- What is expected
Going through the material below, please gather all lines with the word "this" in them.

-- start --

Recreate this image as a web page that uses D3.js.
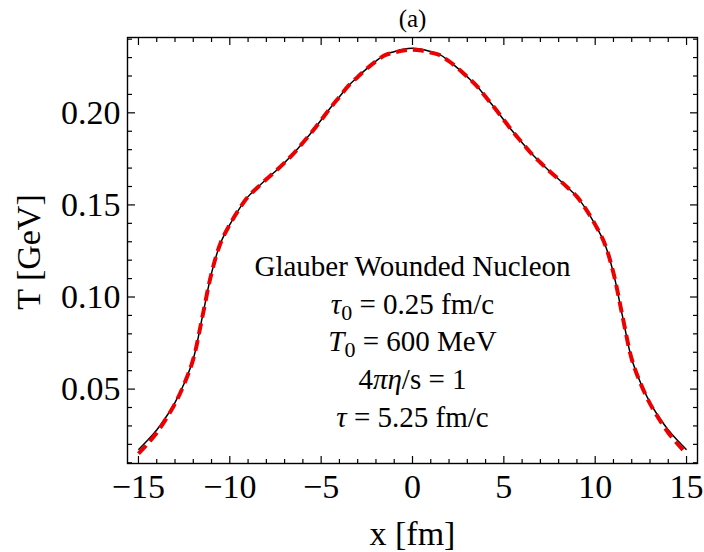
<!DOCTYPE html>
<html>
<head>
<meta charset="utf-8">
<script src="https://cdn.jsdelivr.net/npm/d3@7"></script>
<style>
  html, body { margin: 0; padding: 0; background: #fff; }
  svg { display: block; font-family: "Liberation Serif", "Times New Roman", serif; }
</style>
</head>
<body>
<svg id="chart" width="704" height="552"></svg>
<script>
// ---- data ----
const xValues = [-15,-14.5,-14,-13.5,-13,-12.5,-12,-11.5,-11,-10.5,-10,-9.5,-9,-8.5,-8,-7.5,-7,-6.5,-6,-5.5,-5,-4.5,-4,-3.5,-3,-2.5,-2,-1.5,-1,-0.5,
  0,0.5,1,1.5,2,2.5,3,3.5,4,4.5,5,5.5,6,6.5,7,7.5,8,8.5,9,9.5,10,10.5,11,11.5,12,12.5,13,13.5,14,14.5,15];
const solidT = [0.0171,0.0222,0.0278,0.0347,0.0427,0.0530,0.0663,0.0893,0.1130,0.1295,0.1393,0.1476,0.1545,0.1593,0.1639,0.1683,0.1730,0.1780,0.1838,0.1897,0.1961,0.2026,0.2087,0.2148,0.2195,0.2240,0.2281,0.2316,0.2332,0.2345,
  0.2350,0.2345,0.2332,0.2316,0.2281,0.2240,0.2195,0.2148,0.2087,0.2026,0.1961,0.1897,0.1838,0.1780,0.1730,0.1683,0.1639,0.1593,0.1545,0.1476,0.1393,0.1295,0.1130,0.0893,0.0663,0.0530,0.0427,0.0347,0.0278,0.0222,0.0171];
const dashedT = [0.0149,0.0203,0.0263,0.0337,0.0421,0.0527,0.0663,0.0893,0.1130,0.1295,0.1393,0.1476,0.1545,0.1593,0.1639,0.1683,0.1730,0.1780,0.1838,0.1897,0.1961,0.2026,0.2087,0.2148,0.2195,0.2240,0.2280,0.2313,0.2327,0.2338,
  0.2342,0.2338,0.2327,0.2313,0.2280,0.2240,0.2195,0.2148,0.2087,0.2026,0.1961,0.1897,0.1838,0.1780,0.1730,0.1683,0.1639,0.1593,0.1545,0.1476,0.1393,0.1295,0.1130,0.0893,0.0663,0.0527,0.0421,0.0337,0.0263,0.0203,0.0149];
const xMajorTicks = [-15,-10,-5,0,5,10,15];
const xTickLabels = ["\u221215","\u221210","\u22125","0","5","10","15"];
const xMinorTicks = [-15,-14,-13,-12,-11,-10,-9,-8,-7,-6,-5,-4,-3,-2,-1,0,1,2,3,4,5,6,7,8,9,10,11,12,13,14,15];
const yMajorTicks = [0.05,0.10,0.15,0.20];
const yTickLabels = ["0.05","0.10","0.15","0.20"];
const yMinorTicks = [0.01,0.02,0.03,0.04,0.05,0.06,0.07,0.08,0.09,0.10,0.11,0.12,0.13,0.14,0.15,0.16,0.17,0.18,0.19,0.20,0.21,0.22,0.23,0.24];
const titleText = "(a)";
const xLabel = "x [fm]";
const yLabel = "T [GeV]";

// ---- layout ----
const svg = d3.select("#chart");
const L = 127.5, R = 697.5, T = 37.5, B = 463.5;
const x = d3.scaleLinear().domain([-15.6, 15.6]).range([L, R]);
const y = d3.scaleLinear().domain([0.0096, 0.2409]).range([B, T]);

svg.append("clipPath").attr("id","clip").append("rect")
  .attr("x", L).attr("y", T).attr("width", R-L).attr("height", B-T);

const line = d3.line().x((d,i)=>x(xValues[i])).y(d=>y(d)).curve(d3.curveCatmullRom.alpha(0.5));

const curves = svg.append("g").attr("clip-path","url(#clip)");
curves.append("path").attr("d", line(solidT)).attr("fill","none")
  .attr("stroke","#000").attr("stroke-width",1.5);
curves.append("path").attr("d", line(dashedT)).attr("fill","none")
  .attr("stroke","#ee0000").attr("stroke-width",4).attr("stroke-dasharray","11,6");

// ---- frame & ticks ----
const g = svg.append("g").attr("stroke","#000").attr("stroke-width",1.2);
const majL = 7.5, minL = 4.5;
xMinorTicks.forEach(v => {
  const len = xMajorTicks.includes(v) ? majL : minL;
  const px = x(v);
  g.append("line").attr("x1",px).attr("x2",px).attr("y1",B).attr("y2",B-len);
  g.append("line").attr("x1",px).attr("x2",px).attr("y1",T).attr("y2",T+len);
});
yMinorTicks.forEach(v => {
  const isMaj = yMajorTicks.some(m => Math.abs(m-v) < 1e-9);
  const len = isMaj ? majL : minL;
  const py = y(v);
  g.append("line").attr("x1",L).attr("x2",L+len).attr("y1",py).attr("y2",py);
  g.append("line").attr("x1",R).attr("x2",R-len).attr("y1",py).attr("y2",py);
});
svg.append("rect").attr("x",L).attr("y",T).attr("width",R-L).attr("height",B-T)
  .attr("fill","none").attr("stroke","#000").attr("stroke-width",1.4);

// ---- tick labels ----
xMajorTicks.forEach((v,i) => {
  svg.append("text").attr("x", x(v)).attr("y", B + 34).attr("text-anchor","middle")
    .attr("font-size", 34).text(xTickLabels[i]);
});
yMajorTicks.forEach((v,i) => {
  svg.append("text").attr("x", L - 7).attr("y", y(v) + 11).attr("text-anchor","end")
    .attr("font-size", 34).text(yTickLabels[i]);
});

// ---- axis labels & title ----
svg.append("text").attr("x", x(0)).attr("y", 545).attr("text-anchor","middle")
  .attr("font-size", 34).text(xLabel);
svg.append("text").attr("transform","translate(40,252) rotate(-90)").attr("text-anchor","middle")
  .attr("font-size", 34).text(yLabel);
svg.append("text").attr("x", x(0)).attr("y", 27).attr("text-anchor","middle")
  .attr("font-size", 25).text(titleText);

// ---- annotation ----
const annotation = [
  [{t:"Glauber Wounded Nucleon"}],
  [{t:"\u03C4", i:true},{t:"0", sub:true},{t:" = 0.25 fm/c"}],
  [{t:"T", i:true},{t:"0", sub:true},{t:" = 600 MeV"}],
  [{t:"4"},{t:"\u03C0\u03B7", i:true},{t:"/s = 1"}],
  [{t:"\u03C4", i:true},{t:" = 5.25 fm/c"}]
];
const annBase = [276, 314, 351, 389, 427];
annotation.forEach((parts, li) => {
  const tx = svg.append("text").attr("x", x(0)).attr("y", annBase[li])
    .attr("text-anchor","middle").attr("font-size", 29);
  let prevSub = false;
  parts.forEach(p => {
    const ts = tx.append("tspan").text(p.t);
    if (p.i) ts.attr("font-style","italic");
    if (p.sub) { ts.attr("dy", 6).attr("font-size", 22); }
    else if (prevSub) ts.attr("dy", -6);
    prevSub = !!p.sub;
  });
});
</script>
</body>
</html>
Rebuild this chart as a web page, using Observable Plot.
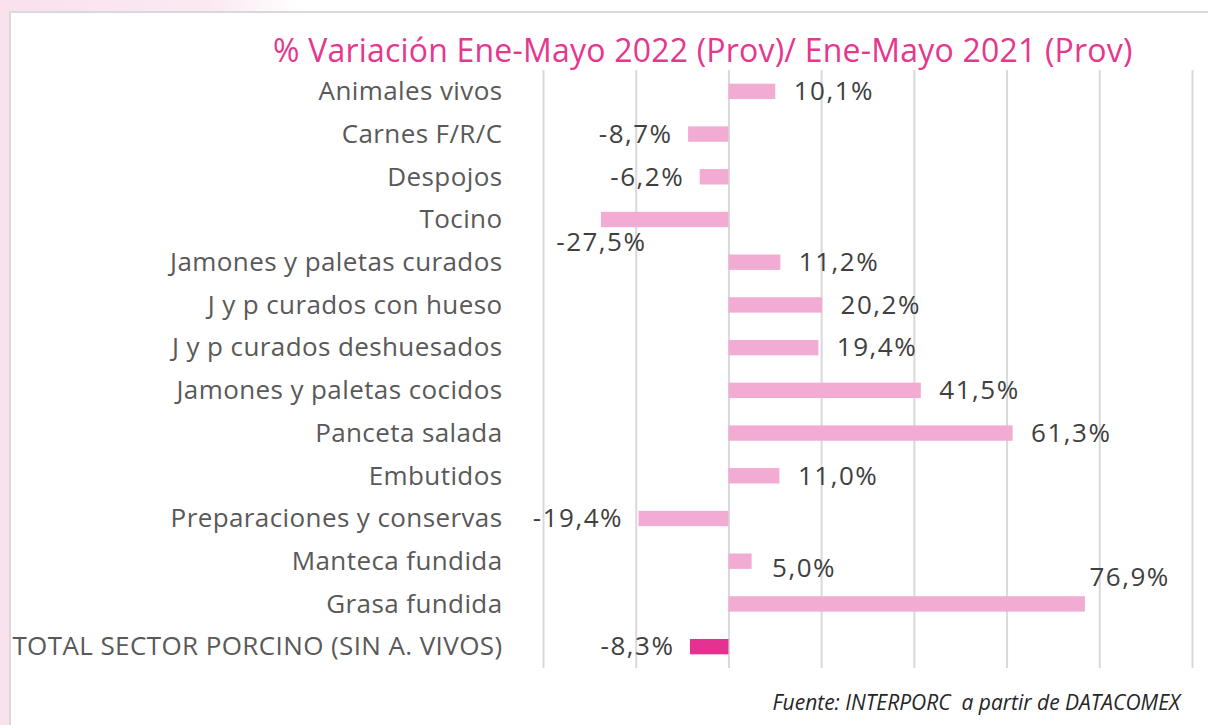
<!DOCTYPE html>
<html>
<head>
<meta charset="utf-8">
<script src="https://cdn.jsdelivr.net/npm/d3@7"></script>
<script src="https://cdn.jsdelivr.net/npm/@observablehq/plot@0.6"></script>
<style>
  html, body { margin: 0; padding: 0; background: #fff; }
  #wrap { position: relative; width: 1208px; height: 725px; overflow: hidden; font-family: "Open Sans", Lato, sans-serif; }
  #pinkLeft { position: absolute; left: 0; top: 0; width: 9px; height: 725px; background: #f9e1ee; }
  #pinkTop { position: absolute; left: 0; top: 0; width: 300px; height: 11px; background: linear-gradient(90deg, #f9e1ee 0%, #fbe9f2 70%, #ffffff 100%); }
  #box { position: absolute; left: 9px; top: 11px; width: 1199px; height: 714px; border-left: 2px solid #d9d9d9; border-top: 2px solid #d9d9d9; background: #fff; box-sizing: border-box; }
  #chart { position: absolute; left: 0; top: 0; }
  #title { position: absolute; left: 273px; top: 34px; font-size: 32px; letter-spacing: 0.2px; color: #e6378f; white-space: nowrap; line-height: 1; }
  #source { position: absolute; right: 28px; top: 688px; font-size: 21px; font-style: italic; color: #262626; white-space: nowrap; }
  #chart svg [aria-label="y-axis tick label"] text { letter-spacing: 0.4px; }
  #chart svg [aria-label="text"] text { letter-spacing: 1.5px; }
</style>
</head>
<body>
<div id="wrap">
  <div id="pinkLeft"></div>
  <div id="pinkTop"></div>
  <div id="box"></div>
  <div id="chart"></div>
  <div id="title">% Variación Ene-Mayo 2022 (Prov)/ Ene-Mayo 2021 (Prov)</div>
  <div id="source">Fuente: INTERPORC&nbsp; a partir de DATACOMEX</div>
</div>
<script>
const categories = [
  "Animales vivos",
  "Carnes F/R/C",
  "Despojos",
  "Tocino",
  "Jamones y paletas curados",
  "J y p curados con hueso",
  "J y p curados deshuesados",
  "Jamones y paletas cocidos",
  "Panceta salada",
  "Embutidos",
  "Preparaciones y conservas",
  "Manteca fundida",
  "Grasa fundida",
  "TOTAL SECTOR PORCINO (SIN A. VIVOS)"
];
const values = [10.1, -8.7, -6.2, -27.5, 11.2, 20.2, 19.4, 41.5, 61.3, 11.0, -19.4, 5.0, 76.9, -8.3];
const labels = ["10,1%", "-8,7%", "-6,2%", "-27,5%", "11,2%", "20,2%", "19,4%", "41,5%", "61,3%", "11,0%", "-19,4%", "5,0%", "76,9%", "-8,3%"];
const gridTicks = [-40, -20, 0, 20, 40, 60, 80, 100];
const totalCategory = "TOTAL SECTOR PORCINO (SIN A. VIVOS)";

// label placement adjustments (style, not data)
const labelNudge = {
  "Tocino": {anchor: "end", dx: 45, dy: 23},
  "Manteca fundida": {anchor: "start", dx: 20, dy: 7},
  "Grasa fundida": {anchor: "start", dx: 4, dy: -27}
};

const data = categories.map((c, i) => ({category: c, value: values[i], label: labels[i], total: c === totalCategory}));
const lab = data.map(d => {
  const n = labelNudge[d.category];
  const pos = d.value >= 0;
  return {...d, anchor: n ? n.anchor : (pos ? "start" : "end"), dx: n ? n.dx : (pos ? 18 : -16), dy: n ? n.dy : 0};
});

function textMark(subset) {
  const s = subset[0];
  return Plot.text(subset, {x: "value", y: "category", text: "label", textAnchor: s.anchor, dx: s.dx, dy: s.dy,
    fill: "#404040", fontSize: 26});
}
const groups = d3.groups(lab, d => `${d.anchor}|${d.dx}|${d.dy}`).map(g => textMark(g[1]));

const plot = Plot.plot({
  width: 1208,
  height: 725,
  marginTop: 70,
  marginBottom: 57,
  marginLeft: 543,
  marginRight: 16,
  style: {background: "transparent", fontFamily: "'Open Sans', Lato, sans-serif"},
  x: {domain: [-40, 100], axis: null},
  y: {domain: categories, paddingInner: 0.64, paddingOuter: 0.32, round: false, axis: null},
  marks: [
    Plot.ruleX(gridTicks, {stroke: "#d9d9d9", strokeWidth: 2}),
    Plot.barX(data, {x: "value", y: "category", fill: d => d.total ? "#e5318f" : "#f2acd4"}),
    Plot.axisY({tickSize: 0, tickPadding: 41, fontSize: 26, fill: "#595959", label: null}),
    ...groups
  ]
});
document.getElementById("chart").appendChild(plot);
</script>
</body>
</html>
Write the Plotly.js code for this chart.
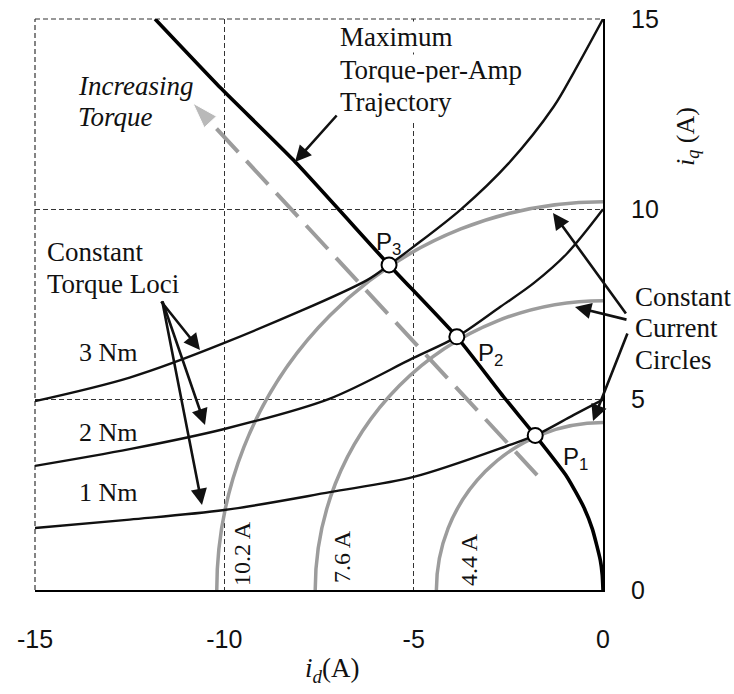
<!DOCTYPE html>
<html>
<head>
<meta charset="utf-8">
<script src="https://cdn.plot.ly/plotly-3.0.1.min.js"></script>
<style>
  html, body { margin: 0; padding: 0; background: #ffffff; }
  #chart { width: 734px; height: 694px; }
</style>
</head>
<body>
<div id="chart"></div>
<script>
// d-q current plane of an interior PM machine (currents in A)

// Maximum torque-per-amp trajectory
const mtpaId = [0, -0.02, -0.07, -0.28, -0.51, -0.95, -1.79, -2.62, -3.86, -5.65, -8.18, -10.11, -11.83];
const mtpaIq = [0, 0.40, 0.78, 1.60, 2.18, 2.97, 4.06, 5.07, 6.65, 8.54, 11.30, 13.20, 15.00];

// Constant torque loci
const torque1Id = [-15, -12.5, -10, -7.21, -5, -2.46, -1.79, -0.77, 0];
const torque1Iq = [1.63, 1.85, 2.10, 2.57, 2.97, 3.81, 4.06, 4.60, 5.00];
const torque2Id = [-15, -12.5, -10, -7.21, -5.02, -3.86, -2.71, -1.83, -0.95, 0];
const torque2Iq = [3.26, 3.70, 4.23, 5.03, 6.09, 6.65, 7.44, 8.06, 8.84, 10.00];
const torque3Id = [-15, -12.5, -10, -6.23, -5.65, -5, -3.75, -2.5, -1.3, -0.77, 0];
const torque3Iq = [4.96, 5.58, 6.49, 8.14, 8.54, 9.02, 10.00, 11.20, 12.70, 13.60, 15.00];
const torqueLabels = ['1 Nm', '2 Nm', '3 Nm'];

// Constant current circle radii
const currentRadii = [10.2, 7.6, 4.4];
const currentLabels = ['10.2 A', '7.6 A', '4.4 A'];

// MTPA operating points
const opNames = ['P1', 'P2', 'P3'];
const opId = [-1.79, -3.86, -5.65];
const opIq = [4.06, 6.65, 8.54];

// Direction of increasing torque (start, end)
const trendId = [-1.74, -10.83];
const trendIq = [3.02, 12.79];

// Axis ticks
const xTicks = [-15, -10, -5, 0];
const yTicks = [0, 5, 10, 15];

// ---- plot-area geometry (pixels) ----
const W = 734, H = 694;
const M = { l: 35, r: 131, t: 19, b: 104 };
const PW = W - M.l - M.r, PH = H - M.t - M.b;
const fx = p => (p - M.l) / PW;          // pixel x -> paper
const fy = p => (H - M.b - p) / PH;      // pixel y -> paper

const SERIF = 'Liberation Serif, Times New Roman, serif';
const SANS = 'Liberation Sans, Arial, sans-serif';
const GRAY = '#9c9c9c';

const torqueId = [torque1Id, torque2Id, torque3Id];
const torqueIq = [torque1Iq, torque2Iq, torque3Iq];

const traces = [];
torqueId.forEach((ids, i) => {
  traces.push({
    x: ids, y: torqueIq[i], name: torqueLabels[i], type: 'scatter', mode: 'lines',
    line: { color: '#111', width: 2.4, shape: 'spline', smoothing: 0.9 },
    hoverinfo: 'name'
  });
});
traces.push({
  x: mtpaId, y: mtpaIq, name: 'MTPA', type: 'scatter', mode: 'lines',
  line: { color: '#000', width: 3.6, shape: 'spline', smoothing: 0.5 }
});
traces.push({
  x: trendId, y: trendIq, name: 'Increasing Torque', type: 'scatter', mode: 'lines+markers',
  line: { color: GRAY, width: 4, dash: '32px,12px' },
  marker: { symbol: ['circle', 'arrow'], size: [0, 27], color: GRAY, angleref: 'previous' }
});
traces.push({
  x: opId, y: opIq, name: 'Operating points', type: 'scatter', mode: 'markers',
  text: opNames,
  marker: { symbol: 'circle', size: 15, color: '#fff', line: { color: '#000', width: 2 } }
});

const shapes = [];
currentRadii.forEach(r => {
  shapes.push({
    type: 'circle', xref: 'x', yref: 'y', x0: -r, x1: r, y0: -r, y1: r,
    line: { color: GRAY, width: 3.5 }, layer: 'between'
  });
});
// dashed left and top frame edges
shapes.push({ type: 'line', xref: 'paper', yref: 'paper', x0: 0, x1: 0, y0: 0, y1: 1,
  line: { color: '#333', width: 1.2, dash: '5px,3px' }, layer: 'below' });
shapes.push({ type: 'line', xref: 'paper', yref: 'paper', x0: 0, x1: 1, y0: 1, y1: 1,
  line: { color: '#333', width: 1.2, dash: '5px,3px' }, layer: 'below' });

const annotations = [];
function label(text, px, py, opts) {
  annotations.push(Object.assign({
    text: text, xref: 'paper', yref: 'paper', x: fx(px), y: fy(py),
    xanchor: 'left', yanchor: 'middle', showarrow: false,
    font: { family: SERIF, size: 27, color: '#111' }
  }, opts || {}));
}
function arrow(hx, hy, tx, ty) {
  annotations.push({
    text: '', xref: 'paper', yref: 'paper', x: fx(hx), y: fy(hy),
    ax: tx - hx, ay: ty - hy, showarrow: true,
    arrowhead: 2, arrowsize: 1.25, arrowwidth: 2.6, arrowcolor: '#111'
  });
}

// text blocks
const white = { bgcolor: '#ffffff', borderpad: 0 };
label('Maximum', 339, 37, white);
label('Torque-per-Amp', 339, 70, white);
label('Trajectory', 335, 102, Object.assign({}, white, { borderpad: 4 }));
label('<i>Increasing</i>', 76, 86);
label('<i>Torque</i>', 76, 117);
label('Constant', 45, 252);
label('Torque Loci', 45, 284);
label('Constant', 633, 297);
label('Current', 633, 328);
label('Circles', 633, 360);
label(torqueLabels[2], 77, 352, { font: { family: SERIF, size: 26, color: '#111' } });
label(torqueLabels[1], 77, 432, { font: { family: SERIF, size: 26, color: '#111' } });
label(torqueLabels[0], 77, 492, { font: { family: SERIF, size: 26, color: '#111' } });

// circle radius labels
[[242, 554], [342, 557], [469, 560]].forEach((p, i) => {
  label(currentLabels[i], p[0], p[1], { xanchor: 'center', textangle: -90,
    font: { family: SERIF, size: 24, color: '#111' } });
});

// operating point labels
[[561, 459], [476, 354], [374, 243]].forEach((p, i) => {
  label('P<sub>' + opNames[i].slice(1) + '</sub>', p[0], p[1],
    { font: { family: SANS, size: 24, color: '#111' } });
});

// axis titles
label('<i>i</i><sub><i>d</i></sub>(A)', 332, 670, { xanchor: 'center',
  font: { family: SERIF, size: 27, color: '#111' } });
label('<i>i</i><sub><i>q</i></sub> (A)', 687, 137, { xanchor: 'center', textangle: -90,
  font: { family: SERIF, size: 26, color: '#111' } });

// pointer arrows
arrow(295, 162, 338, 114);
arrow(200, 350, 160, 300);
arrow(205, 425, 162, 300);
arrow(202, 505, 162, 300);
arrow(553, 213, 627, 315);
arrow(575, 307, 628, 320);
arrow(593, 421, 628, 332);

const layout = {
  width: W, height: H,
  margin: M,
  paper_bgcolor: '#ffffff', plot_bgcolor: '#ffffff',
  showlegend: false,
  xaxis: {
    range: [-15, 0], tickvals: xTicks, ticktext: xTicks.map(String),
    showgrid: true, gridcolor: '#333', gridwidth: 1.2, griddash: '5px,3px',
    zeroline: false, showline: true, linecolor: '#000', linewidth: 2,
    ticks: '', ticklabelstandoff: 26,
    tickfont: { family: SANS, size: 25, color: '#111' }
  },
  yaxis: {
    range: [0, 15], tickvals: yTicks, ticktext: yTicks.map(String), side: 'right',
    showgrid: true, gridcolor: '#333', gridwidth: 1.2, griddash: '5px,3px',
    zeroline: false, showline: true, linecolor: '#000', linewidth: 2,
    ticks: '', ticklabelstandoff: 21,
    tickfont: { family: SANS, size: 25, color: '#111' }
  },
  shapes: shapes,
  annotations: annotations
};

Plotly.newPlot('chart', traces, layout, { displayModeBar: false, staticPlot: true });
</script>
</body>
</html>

-- end --

- Answer to the problem
Recreate this image as a web page that uses D3.js.
Rebuild this chart as a web page, using Observable Plot.
Write the Plotly.js code for this chart.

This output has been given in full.